On a sector basis, the rate cut in the U.S. was positive for a range of infrastructure sectors, with electric, water and gas utilities performing well, along with longer-duration communication towers and renewables. More economically sensitive sectors made solid gains but trailed the group, as airports, rails and toll roads coped with concerns of slowing economic activity and lower oil prices, due to rising inventory levels in the U.S. and lackluster demand from China, weighed on energy infrastructure.

China’s rate cut and stimulus announcement helped the emerging markets performance towards quarter end, although this was offset somewhat by Brazil’s market pullback with the country’s growth surprise prompted rate hikes diverging from the Fed’s cycle.

Portfolio Performance

The ClearBridge Emerging Markets Strategy outperformed relevant infrastructure and global equities benchmarks during the quarter.

On a regional basis, Asia Pacific (+3.63%) was the top contributor for the quarter, with Indian electric utility National Thermal Power Corporation (+0.83%) and Brazilian water company SABESP (+0.74%) the lead performers. National Thermal Power Corporation Limited (NTPC) is India’s largest power generation company, generating close to 19% of India’s power. NTPC has emerged as a diversified power major with presence in the entire value chain of the power generation business. The company’s nuclear entry and filing of renewables listing helped to support NTPC’s share price in the quarter.

SABESP is the largest regulated water utility company in Latin America and caters to a client base of approximately 26.7 million customers. SABESP was a strong performer this quarter after the company concluded their privatisation process with Equatorial emerging as the acquirers.
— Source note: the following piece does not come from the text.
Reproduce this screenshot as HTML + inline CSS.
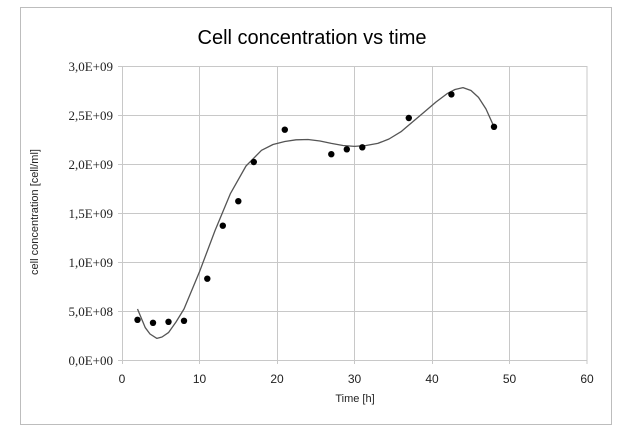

The company subsequently appointed a new board of directors and posted a strong quarterly result post the conclusion of the deal.

Chinese electric utility China Resources Power (-0.19%) and Brazilian rail operator Rumo Logistica (-0.21%) were the largest detractors.
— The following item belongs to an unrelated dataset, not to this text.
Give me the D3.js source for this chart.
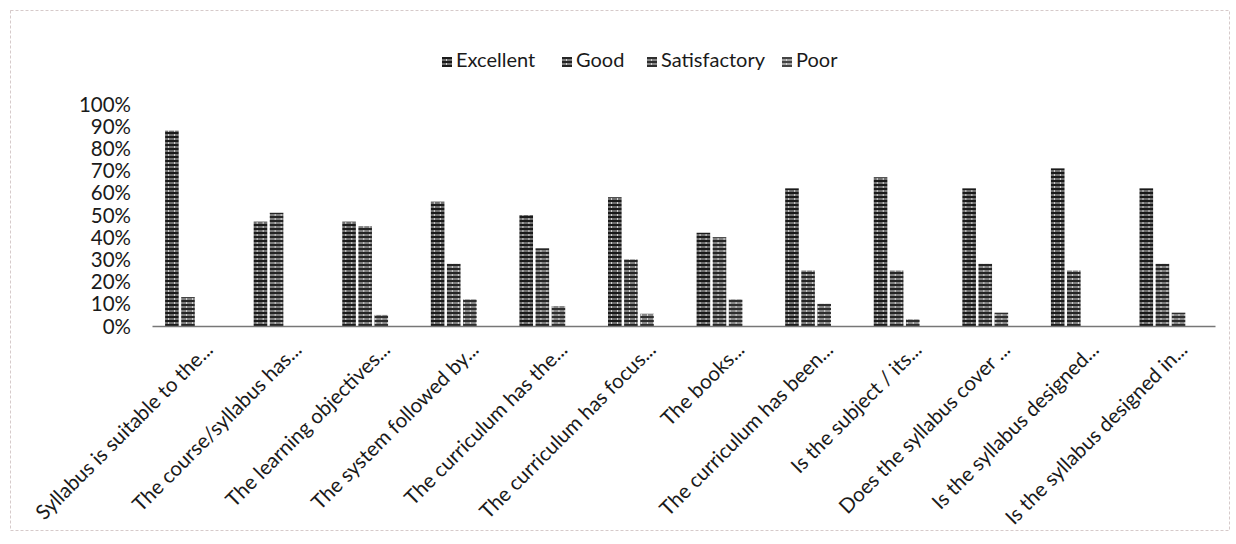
<!DOCTYPE html>
<html>
<head>
<meta charset="utf-8">
<script src="https://cdn.jsdelivr.net/npm/d3@7"></script>
<style>
  html, body { margin: 0; padding: 0; background: #ffffff; }
  svg { display: block; }
  text { font-family: Lato, "Open Sans", sans-serif; fill: #1a1a1a; }
</style>
</head>
<body>
<svg id="chart" width="1236" height="544"></svg>
<script>
const categories = [
  "Syllabus is suitable to the...",
  "The course/syllabus has...",
  "The learning objectives...",
  "The system followed by...",
  "The curriculum has the...",
  "The curriculum has focus...",
  "The books...",
  "The curriculum has been...",
  "Is the subject / its...",
  "Does the syllabus cover ...",
  "Is the syllabus designed...",
  "Is the syllabus designed in..."
];
const seriesNames = ["Excellent", "Good", "Satisfactory", "Poor"];
const excellent    = [88, 47, 47, 56, 50, 58, 42, 62, 67, 62, 71, 62];
const good         = [13, 51, 45, 28, 35, 30, 40, 25, 25, 28, 25, 28];
const satisfactory = [0, 0, 5, 12, 9, 5.5, 12, 10, 3, 6, 0, 6];
const poor         = [0, 0, 0, 0, 0, 0, 0, 0, 0, 0, 0, 0];
const yTicks = [0, 10, 20, 30, 40, 50, 60, 70, 80, 90, 100];

const seriesValues = [excellent, good, satisfactory, poor];

const svg = d3.select("#chart");
const defs = svg.append("defs");

// textured fills imitating the scanned hatching
const pats = [
  {id: "pExc", bg: "#6e6e6e", fg: "#1a1a1a", h: 4, lw: 2},
  {id: "pGood", bg: "#7e7e7e", fg: "#252525", h: 4, lw: 2},
  {id: "pSat", bg: "#868686", fg: "#2e2e2e", h: 4, lw: 2},
  {id: "pPoor", bg: "#a0a0a0", fg: "#444444", h: 4, lw: 2}
];
pats.forEach(p => {
  const pt = defs.append("pattern").attr("id", p.id)
    .attr("patternUnits", "userSpaceOnUse").attr("width", 6).attr("height", p.h);
  pt.append("rect").attr("width", 6).attr("height", p.h).attr("fill", p.bg);
  pt.append("rect").attr("y", 0).attr("width", 6).attr("height", p.lw).attr("fill", p.fg);
  pt.append("rect").attr("x", 4).attr("y", p.lw).attr("width", 1).attr("height", p.h - p.lw).attr("fill", "#d5d5d5");
});

// faint scanned frame
svg.append("rect").attr("x", 10.5).attr("y", 10.5).attr("width", 1219).attr("height", 520)
  .attr("fill", "none").attr("stroke", "#d6caca").attr("stroke-width", 1)
  .attr("stroke-dasharray", "3,2");

const plotLeft = 152, plotRight = 1215, plotTop = 104, plotBottom = 326;

const x0 = d3.scaleBand().domain(categories).range([plotLeft, plotRight])
  .paddingInner(0.273).paddingOuter(0.1365);
const x1 = d3.scaleBand().domain(seriesNames).range([0, x0.bandwidth()]);
const y = d3.scaleLinear().domain([0, 100]).range([plotBottom, plotTop]);

// bars
const groups = svg.append("g").selectAll("g").data(categories).join("g")
  .attr("transform", d => `translate(${x0(d)},0)`);
groups.selectAll("rect")
  .data((d, i) => seriesNames.map((s, j) => ({s, j, v: seriesValues[j][i]})))
  .join("rect")
  .filter(d => d.v > 0)
  .attr("x", d => x1(d.s) + 1)
  .attr("width", x1.bandwidth() - 2.5)
  .attr("y", d => y(d.v))
  .attr("height", d => y(0) - y(d.v))
  .attr("fill", d => `url(#${pats[d.j].id})`);

// y axis labels (no axis line)
const yAxis = d3.axisLeft(y).tickValues(yTicks).tickFormat(d => d + "%").tickSize(0).tickPadding(0);
const gy = svg.append("g").attr("transform", `translate(${plotLeft - 21},0)`).call(yAxis);
gy.select(".domain").remove();
gy.selectAll("text").style("font-size", "20.5px").attr("dy", "0.35em")
  .style("font-family", "Lato, 'Open Sans', sans-serif").attr("fill", "#1a1a1a");

// x axis
const xAxis = d3.axisBottom(x0).tickSize(0).tickPadding(0);
const gx = svg.append("g").attr("transform", `translate(0,${plotBottom})`).call(xAxis);
gx.select(".domain").attr("stroke", "#777").attr("stroke-width", 1.5);
gx.selectAll("text")
  .style("font-size", "20.5px")
  .style("font-family", "Lato, 'Open Sans', sans-serif")
  .attr("fill", "#1a1a1a")
  .attr("text-anchor", "end")
  .attr("dy", 0)
  .attr("y", 0)
  .attr("transform", "translate(18,25) rotate(-45)");

// legend
const legendX = [442, 562, 647, 782];
const legend = svg.append("g").selectAll("g").data(seriesNames).join("g")
  .attr("transform", (d, i) => `translate(${legendX[i]},57)`);
legend.append("rect").attr("width", 10).attr("height", 10)
  .attr("fill", (d, i) => `url(#${pats[i].id})`);
legend.append("text").attr("x", 14).attr("y", 10)
  .style("font-size", "20px").text(d => d);
</script>
</body>
</html>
China Resources Power (CRP) is an independent power producer (IPP), operating 33 GW of thermal power units and 17 GW of wind and solar power units in China. Its holding company is China Resources Group, a major state-owned conglomerate. CRP’s share price fell due to profit-taking after a strong share price outperformance in the previous quarter.

Rumo Logistica, a vertically integrated rail company based in Brazil, primarily deals with agricultural volumes (corn, soybean and sugarcane), as well as intermodal (containers) and other bulk products. Exceptionally dry weather in Brazil has once again sparked concerns about the size of the 2024/2025 corn and soybean crops. This has led to a delay in Rumo’s pricing for 2025, which has caused some investor concern.
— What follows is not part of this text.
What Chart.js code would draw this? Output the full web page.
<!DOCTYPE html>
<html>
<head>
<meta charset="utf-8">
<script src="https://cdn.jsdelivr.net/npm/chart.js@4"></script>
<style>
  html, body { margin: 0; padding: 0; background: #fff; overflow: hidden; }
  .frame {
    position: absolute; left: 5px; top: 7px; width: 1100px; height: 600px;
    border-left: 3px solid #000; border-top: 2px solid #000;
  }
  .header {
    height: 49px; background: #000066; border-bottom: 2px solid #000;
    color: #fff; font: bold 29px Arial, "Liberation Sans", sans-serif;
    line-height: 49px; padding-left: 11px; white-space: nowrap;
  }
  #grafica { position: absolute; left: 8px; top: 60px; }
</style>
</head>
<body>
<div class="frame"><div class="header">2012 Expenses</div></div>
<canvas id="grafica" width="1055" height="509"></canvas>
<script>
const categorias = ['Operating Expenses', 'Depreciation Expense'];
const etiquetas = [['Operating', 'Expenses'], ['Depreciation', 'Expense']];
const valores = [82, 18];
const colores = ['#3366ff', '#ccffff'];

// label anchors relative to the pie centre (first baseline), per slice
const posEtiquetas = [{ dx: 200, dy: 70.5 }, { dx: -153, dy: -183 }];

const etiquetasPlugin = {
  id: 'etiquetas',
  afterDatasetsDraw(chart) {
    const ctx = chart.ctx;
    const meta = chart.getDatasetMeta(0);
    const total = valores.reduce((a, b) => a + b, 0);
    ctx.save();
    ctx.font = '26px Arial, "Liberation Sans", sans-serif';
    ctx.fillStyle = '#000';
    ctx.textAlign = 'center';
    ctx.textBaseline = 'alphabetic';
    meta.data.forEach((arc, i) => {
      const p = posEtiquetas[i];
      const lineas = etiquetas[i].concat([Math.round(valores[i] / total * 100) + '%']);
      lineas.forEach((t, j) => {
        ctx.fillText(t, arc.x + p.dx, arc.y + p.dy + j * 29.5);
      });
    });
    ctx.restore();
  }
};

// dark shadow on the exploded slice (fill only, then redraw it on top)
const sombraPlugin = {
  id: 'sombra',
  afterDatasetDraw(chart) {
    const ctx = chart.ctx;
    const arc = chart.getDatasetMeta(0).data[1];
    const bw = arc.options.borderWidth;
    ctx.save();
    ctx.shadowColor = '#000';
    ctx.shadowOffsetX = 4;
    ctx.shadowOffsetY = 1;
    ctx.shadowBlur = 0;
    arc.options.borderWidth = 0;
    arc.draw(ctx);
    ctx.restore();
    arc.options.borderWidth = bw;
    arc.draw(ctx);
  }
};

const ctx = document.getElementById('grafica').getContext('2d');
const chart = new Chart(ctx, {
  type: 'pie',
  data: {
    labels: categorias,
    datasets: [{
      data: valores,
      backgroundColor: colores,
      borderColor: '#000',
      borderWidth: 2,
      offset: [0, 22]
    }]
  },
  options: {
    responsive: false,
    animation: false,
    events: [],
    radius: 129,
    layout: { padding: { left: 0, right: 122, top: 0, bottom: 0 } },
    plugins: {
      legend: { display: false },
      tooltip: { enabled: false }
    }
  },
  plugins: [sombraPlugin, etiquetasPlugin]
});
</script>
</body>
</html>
During the quarter, we initiated a position in Chinese port operator Qingdao Port International. We also exited our positions in Indian energy infrastructure company Mahanagar Gas, airport operators Malaysia Airports and Airports of Thailand.

All returns are in local currency.

Positioning and Outlook

We remain defensively positioned as impacts of tightened financial conditions continue to impact the economy and ultimately corporate earnings, but we have added select GDP-sensitive exposure in China and India given attractive risk-reward proposition and the easing cycle underway. We are expecting bond volatility to reduce and market breadth to continue to broaden — as that occurs, we expect that the market will increasingly recognise the strong fundamentals and long-term themes of infrastructure. Utilities should continue to benefit from themes of electrification, renewables growth and more recently higher electricity demand from data centres, and we remain constructive on the sector. Given the prospect of slowing growth from elevated levels as well as declining interest rates, we believe the defensive and income-producing qualities of infrastructure will become more apparent, as was evident in the third quarter.